The field of Mitochondrial Medicine has been dominated by symptom constellation-based diagnostic categorization since the first clinical syndrome was described three decades ago. Now, as rapidly expanding knowledge has revealed that mitochondrial diseases may result from several hundred distinct gene disorders with extensive clinical and mutation heterogeneity, the most useful guide for clinical care and research embraces a gene-centric approach to each individual's disorder. Together with international colleagues, Dr. Marni Falk has developed the Mitochondrial Disease Sequence Data Resource (MSeqDR), an online, community curated, centralized data resource of mitochondrial disease data from a genomic perspective. Here, in the Mitochondrial Disease Genes Compendium, Dr.
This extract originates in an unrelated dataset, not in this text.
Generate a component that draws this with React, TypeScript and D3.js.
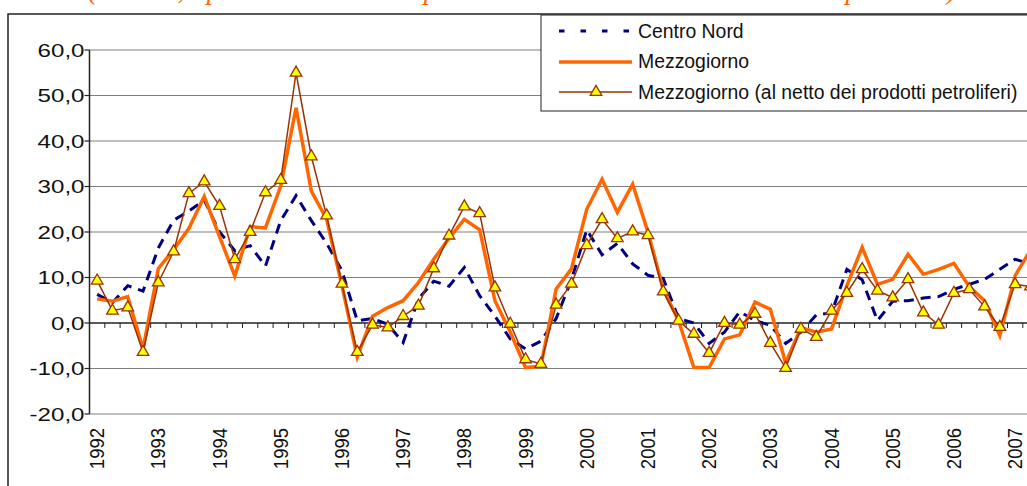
import React from 'react';
import * as d3 from 'd3';

// quarterly growth rates, 1992 I - 2007 II
const years = ['1992', '1993', '1994', '1995', '1996', '1997', '1998', '1999', '2000', '2001', '2002', '2003', '2004', '2005', '2006', '2007'];
const quarters = ['I', 'II', 'III', 'IV'];
const categories = years.flatMap(y => quarters.map(q => `${y} ${q}`)).slice(0, 62);

const centroNord = [
  6.3, 4.5, 8.2, 7.0, 16.5, 22.6, 24.6, 27.0, 20.0, 15.9,
  17.0, 12.5, 22.5, 28.0, 22.5, 17.5, 11.5, 0.5, 1.0, -0.3,
  -4.3, 5.3, 9.2, 8.1, 12.2, 6.0, 1.5, -3.5, -5.7, -4.0,
  1.0, 9.5, 20.5, 15.0, 17.5, 13.0, 10.5, 9.8, 1.0, 0.0,
  -4.5, -2.0, 2.5, 0.5, -0.5, -4.5, -2.0, 1.8, 2.2, 11.8,
  9.5, 0.5, 4.8, 4.9, 5.5, 5.8, 7.4, 8.5, 9.6, 11.8,
  14.0, 13.0,
];

const mezzogiorno = [
  5.3, 4.8, 5.8, -5.7, 12.0, 16.1, 20.8, 27.8, 19.0, 10.3,
  21.2, 20.9, 30.1, 47.3, 29.0, 22.8, 8.2, -7.5, 1.5, 3.4,
  4.9, 8.9, 14.0, 18.6, 22.8, 20.5, 4.9, -2.0, -9.8, -9.5,
  7.5, 11.9, 25.0, 31.6, 24.3, 30.5, 20.0, 7.4, 0.5, -9.8,
  -9.8, -3.5, -2.6, 4.6, 3.0, -8.8, -1.0, -2.0, -1.3, 8.2,
  16.6, 8.5, 9.6, 15.1, 10.7, 11.8, 13.1, 8.0, 4.9, -2.8,
  10.4, 16.0,
];

const mezzogiornoNetto = [
  9.3, 2.7, 3.4, -6.4, 8.9, 15.7, 28.5, 31.1, 25.7, 14.0,
  20.0, 28.7, 31.4, 55.0, 36.6, 23.6, 8.6, -6.4, -0.4, -1.0,
  1.5, 3.8, 12.0, 19.2, 25.6, 24.1, 7.8, -0.2, -8.0, -9.0,
  4.0, 8.6, 17.1, 22.8, 18.6, 20.1, 19.3, 6.9, 0.5, -2.4,
  -6.6, 0.0, -0.4, 2.0, -4.4, -9.9, -1.3, -3.1, 2.7, 6.6,
  11.8, 7.1, 5.6, 9.6, 2.3, -0.4, 6.6, 7.4, 3.6, -0.9,
  8.5, 8.0,
];

const yTicks = [-20, -10, 0, 10, 20, 30, 40, 50, 60];
const seriesNames = ['Centro Nord', 'Mezzogiorno', 'Mezzogiorno (al netto dei prodotti petroliferi)'];
const titleText = "(Valori %, esportazioni trimestrali a prezzi correnti sullo stesso trimestre dell'anno precedente)";

const W = 1027;
const H = 486;
const left = 89.5;
const band = 15.3;
const top = 50;
const bottom = 414;

const fmt = d3.formatLocale({ decimal: ',', thousands: '.', grouping: [3], currency: ['', ''], minus: '-' }).format('.1f');

export default function App() {
  const x = d3.scaleBand().domain(categories).range([left, left + band * categories.length]);
  const y = d3.scaleLinear().domain([-20, 60]).range([bottom, top]);
  const cx = (i: number) => (x(categories[i]) as number) + x.bandwidth() / 2;
  const line = d3.line<number>().x((d, i) => cx(i)).y(d => y(d));
  const right = left + band * categories.length;
  const tri = d3.symbol().type(d3.symbolTriangle).size(58)();
  const font = '"Liberation Sans", Arial, sans-serif';

  return (
    <div>
      <style>{`body{margin:0}`}</style>
      <svg width={W} height={H} style={{ display: 'block', fontFamily: font }}>
        <rect width={W} height={H} fill="#fff" />

        {/* title, mostly cut off at the top edge as in the source */}
        <text x={88} y={-1} textLength={868} lengthAdjust="spacing" fill="#FF6600"
          fontFamily='"Liberation Serif", "Times New Roman", serif' fontStyle="italic" fontSize={28}>
          {titleText}
        </text>

        {/* chart frame */}
        <path d={`M8,${H + 2}V14H${W + 2}`} fill="none" stroke="#222" strokeWidth={1.5} />

        {/* gridlines */}
        {yTicks.filter(t => t !== 0).map(t => (
          <line key={t} x1={left} x2={right} y1={y(t)} y2={y(t)} stroke="#7f7f7f" strokeWidth={1.2} />
        ))}

        {/* y axis */}
        <line x1={left} x2={left} y1={top} y2={bottom} stroke="#222" strokeWidth={1.5} />
        {yTicks.map(t => (
          <g key={t}>
            <line x1={left - 5} x2={left} y1={y(t)} y2={y(t)} stroke="#222" strokeWidth={1.2} />
            <text transform={`translate(${left - 5},${y(t)}) scale(1.27,1)`} textAnchor="end" dy="0.35em" fontSize={19} fill="#111">
              {fmt(t)}
            </text>
          </g>
        ))}

        {/* x axis at zero */}
        <line x1={left} x2={right} y1={y(0)} y2={y(0)} stroke="#222" strokeWidth={1.5} />
        {categories.map(c => (
          <line key={c} x1={x(c) as number} x2={x(c) as number} y1={y(0)} y2={y(0) + 5} stroke="#222" strokeWidth={1} />
        ))}
        {categories.map((c, i) => i % 4 === 0 ? (
          <text key={c} transform={`translate(${cx(i)},428) rotate(-90) scale(1,1.1)`} textAnchor="end" dy="0.35em" fontSize={18.5} fill="#111">
            {years[i / 4]}
          </text>
        ) : null)}

        {/* series */}
        <path d={line(centroNord) || ''} fill="none" stroke="#000080" strokeWidth={3} strokeDasharray="10 7" />
        <path d={line(mezzogiorno) || ''} fill="none" stroke="#FF6600" strokeWidth={3.5} />
        <path d={line(mezzogiornoNetto) || ''} fill="none" stroke="#993300" strokeWidth={1.5} />
        {mezzogiornoNetto.map((v, i) => (
          <path key={i} d={tri || ''} transform={`translate(${cx(i)},${y(v)})`} fill="#FFFF00" stroke="#993300" strokeWidth={1.3} />
        ))}

        {/* legend */}
        <rect x={541} y={15} width={500} height={96} fill="#fff" stroke="#222" strokeWidth={1} />
        <line x1={559} x2={632} y1={31} y2={31} stroke="#000080" strokeWidth={3} strokeDasharray="5.5 16" />
        <line x1={559} x2={632} y1={62} y2={62} stroke="#FF6600" strokeWidth={3.5} />
        <line x1={559} x2={632} y1={92} y2={92} stroke="#993300" strokeWidth={1.5} />
        <path d={tri || ''} transform="translate(596,92)" fill="#FFFF00" stroke="#993300" strokeWidth={1.3} />
        {seriesNames.map((n, i) => (
          <text key={n} x={638} y={31 + i * 30.5} dy="0.35em" fontSize={19.4} fill="#111">{n}</text>
        ))}
      </svg>
    </div>
  );
}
Marni Falk and a team of international experts have built off their work on MSeqDR to provide an all-in-one, readily accessible, and easy-to-use at point of care reference on 256 mitochondrial disease genes from a gene-based perspective. In this book, clinicians and researchers will find a complete overview of mitochondrial disease genes relevant across all specialties, cataloging and building context around clinical features and the genetic basis of each condition. Within, each "gene page" offers an in-depth, referenced view of the relevant clinical disease spectrum, including gene and protein descriptions, year discovered, inheritance pattern(s), age ranges affected, major clinical features and severity range, clinical pearls, known therapies, available support groups, animal models, and gene-specific basic, translational, or clinical research activities now underway. Links provided on each gene page direct readers to MSeqDR for new findings, up-to-date genomic variant data, and user friendly informatics tools accessible to general clinicians and sophisticated geneticists or bioinformaticians alike, ensuring access to updated information on each condition.